Winner of the New Statesman SPERI Prize in Political Economy 2016


Tuesday 30 June 2020

Why does this government get away with murder?


In the government’s final press conference Chris Whitty, the Government's chief medical officer, said ““I would be surprised and delighted if we weren’t in this current situation through the winter and into next spring.” The significance of that statement cannot be overstated. Deaths in the UK from the virus are currently running 100 every day. (The true total may be higher.) The chief medical officer is saying don’t expect to see deaths running at an order of magnitude lower before the Spring of next year.

I fear we have become desensitized over coronavirus deaths. We keep being told by the government that they are at a much lower level than they used to be, every graph shows deaths are much lower than they were at the peak, resulting in a danger that we regard daily deaths around a hundred as somehow inevitable. But they are not inevitable. They are an order of magnitude higher than deaths in other European countries. Here is a chart of a three day moving average of deaths per day in the UK and some of our nearest neighbours over the past month.


With the possible exception of Sweden, which chose not to lockdown, daily deaths in the UK are an order of magnitude higher compared to our neighbours. If you think this has anything to do with the UK’s population size, there is the same chart per capita.


The only change is that Sweden now leapfrogs over us. From all those who write for The Telegraph and other right wing outlets saying we shouldn’t have locked down I look forward to their profuse apologies.

This comparison shows there is nothing inevitable about a hundred or more people dying from coronavirus every day. Other countries have got numbers much lower, so why can’t we? The answer is that our government has chosen not to cut numbers further. Our numbers are higher because our lockdown was less severe than in other countries, and we started reducing an already weaker lockdown while deaths were still high. The government didn’t protect care homes, and it didn’t protect medical staff. And the government decided to farm out test, trace and isolate (TTI) to their private sector friends rather than expand experienced local authorities. In other words there are a host of government failures that have led to deaths going down more slowly than our neighbours.

What is equally scandalous, but largely unnoticed by the media, is the government intends to do little to rectify the situation. That was the gist of Chris Whitty’s remarks. Let’s put 100 deaths a day in context. On average 5 people die a day from road traffic accidents. Far fewer die on average from deaths as a result of terrorism. But just think of the media publicity each terrorist incident gets in the UK. Coronavirus deaths can be just as accidental, perhaps being in the wrong place at the wrong time and being infected by a complete stranger.

One reason the government gets away with it is by playing off the majority against a minority. People are desperate to get back to normal. Businesses fear for their existence if lockdown continues. It seems churlish to spoil the day by saying we need to wait for numbers to come down further. Another reason is that the media seems obsessed about a ‘second wave’, and fails to notice the first wave is still killing more than a hundred a day. But there is no getting away from the fact that the government by its actions appear rather indifferent to people dying.

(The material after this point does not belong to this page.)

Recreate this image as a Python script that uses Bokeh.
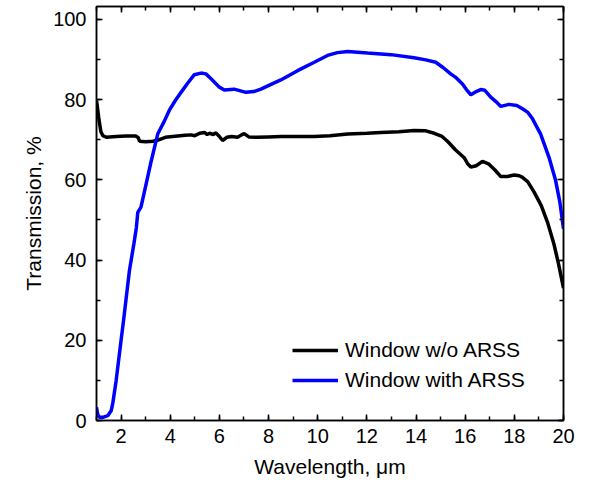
from bokeh.plotting import figure
from bokeh.models import Range1d, LinearAxis, SingleIntervalTicker, Legend, LegendItem
from bokeh.embed import file_html
from bokeh.resources import INLINE

# Data
wl_plain = [1.0, 1.05, 1.1, 1.18, 1.26, 1.4, 1.8, 2.2, 2.6, 2.7, 2.75, 3.0, 3.3, 3.5, 3.8, 4.1, 4.4, 4.6,
            4.85, 5.0, 5.2, 5.39, 5.5, 5.6, 5.75, 5.86, 6.0, 6.13, 6.3, 6.5, 6.74, 6.9, 7.01, 7.2, 7.5,
            8.0, 8.5, 9.0, 9.86, 10.5, 11.22, 12.0, 12.57, 13.3, 13.92, 14.4, 14.74, 15.06, 15.3, 15.6,
            15.96, 16.1, 16.23, 16.45, 16.7, 16.95, 17.2, 17.45, 17.7, 17.99, 18.2, 18.33, 18.55, 18.8,
            19.1, 19.35, 19.61, 19.8, 20.0]
t_plain = [79.8, 77.5, 75.0, 72.0, 71.0, 70.6, 70.8, 70.9, 70.9, 70.5, 69.6, 69.5, 69.6, 69.9, 70.6,
           70.8, 71.0, 71.1, 71.2, 71.0, 71.6, 71.8, 71.3, 71.6, 71.3, 71.7, 70.8, 69.8, 70.6, 70.8,
           70.6, 71.2, 71.5, 70.7, 70.6, 70.7, 70.8, 70.8, 70.8, 71.0, 71.4, 71.6, 71.8, 72.0, 72.3,
           72.2, 71.6, 70.8, 69.5, 67.5, 65.5, 64.0, 63.2, 63.5, 64.6, 64.0, 62.5, 60.8, 60.8, 61.2,
           61.0, 60.6, 59.5, 57.0, 53.5, 49.4, 44.0, 39.0, 33.0]

wl_arss = [1.0, 1.05, 1.12, 1.26, 1.46, 1.6, 1.66, 1.8, 2.0, 2.1, 2.34, 2.52, 2.62, 2.68, 2.81, 3.02,
           3.2, 3.49, 3.75, 3.96, 4.2, 4.44, 4.7, 4.98, 5.25, 5.45, 5.66, 5.85, 6.0, 6.2, 6.6, 7.08,
           7.4, 7.69, 8.1, 8.5, 9.18, 9.86, 10.4, 10.8, 11.22, 12.03, 12.98, 13.92, 14.4, 14.8, 15.1,
           15.41, 15.6, 15.89, 16.05, 16.23, 16.45, 16.63, 16.8, 17.04, 17.25, 17.45, 17.78, 18.1,
           18.33, 18.55, 18.74, 19.07, 19.41, 19.68, 19.85, 20.0]
t_arss = [3.3, 1.5, 0.8, 0.8, 1.2, 2.5, 4.2, 10.0, 20.0, 24.9, 37.4, 44.0, 48.0, 51.9, 53.2, 59.0,
          64.0, 71.4, 74.5, 77.3, 79.7, 81.8, 84.0, 86.2, 86.6, 86.4, 85.2, 84.0, 83.1, 82.4, 82.6,
          81.8, 82.0, 82.6, 83.8, 84.9, 87.2, 89.3, 91.0, 91.7, 92.0, 91.6, 91.2, 90.4, 89.9, 89.3,
          88.0, 86.4, 85.6, 83.9, 82.5, 81.2, 82.0, 82.5, 82.3, 80.6, 79.5, 78.3, 78.8, 78.5, 77.7,
          76.8, 75.2, 71.4, 65.6, 59.8, 54.5, 47.8]

labels = ["Window w/o ARSS", "Window with ARSS"]
FONT = "Liberation Sans"

p = figure(width=590, height=483, output_backend="svg", toolbar_location=None,
           x_range=Range1d(1, 20), y_range=Range1d(0, 103.2),
           min_border_left=96, min_border_right=27, min_border_top=6, min_border_bottom=63)
p.background_fill_color = "white"
p.border_fill_color = "white"
p.outline_line_color = "black"
p.outline_line_width = 1.5
p.grid.visible = False

p.xaxis.ticker = SingleIntervalTicker(interval=2, num_minor_ticks=2)
p.yaxis.ticker = SingleIntervalTicker(interval=20, num_minor_ticks=2)
for ax in (p.xaxis[0], p.yaxis[0]):
    ax.axis_line_width = 1.5
    ax.major_tick_in = 6
    ax.major_tick_out = 0
    ax.minor_tick_in = 4
    ax.minor_tick_out = 0
    ax.major_tick_line_width = 1.5
    ax.minor_tick_line_width = 1.5
    ax.major_label_text_font = FONT
    ax.major_label_text_font_size = "20px"
    ax.major_label_text_color = "black"
    ax.axis_label_text_font = FONT
    ax.axis_label_text_font_size = "21px"
    ax.axis_label_text_font_style = "normal"
    ax.axis_label_text_color = "black"
p.xaxis.axis_label = "Wavelength, μm"
p.yaxis.axis_label = "Transmission, %"
p.xaxis.major_label_standoff = 8
p.yaxis.major_label_standoff = 10
p.xaxis.axis_label_standoff = 9
p.yaxis.axis_label_standoff = 5

top = LinearAxis(ticker=SingleIntervalTicker(interval=2, num_minor_ticks=2))
right = LinearAxis(ticker=SingleIntervalTicker(interval=20, num_minor_ticks=2))
for ax in (top, right):
    ax.axis_line_width = 1.5
    ax.major_tick_in = 6
    ax.major_tick_out = 0
    ax.minor_tick_in = 4
    ax.minor_tick_out = 0
    ax.major_tick_line_width = 1.5
    ax.minor_tick_line_width = 1.5
    ax.major_label_text_font_size = "0px"
    ax.major_label_text_color = None
    ax.major_label_standoff = 0
p.add_layout(top, "above")
p.add_layout(right, "right")

r1 = p.line(wl_plain, t_plain, line_color="black", line_width=3.5)
r2 = p.line(wl_arss, t_arss, line_color="#0000FF", line_width=3.5)

legend = Legend(items=[LegendItem(label=labels[0], renderers=[r1]),
                       LegendItem(label=labels[1], renderers=[r2])],
                location=(196, 28), border_line_color=None, background_fill_alpha=0,
                padding=0, margin=0, spacing=6, glyph_width=46, glyph_height=20,
                label_height=20, label_standoff=7,
                label_text_font=FONT, label_text_font_size="21px", label_text_color="black")
p.add_layout(legend)

open("out.html", "w").write(file_html(p, INLINE))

Their excuse is that they are saving the economy. This is nonsense. If daily infection numbers remain high, people will be reluctant to resume social consumption. This in turn will threaten the viability of some businesses, and lead to a lot of unemployment as other firms slim down. The government, by ending lockdown too early, is creating an economic crisis that will hit the UK in the second half of this year.

The root causes of this failure are two basic flaws in the government’s thinking. The first is penny-pinching by the Chancellor and the Treasury. I hate the word, but the fiscal space is there to save around 500 lives a week by giving support to individuals and businesses. It was the Chancellor who initiated the first relaxation of lockdown by insisting those who couldn’t work from home went back to work. The second is the Prime Minister’s dislike of lockdown which allowed the UK to flirt with herd immunity at the beginning of the pandemic and is now ending the lockdown with too many people dying.

Yet the government remains ahead in the polls. They have allowed tens of thousands of excess deaths, and continue to allow people to die who needn’t have done so, yet more people would still vote for them than the only alternative, an alternative government that does not suffer from the same flaws as this one. Incredibly 44% approve of the government’s handling of the pandemic. Trump famously boasted that if he shot someone in Times Square his popularity would be undented. This government through their incompetence and ideological blinkers have killed tens of thousands and still voters would put them back into government. If tens of thousands of unnecessary deaths cannot do it, just what will it take to diminish the popularity of this government?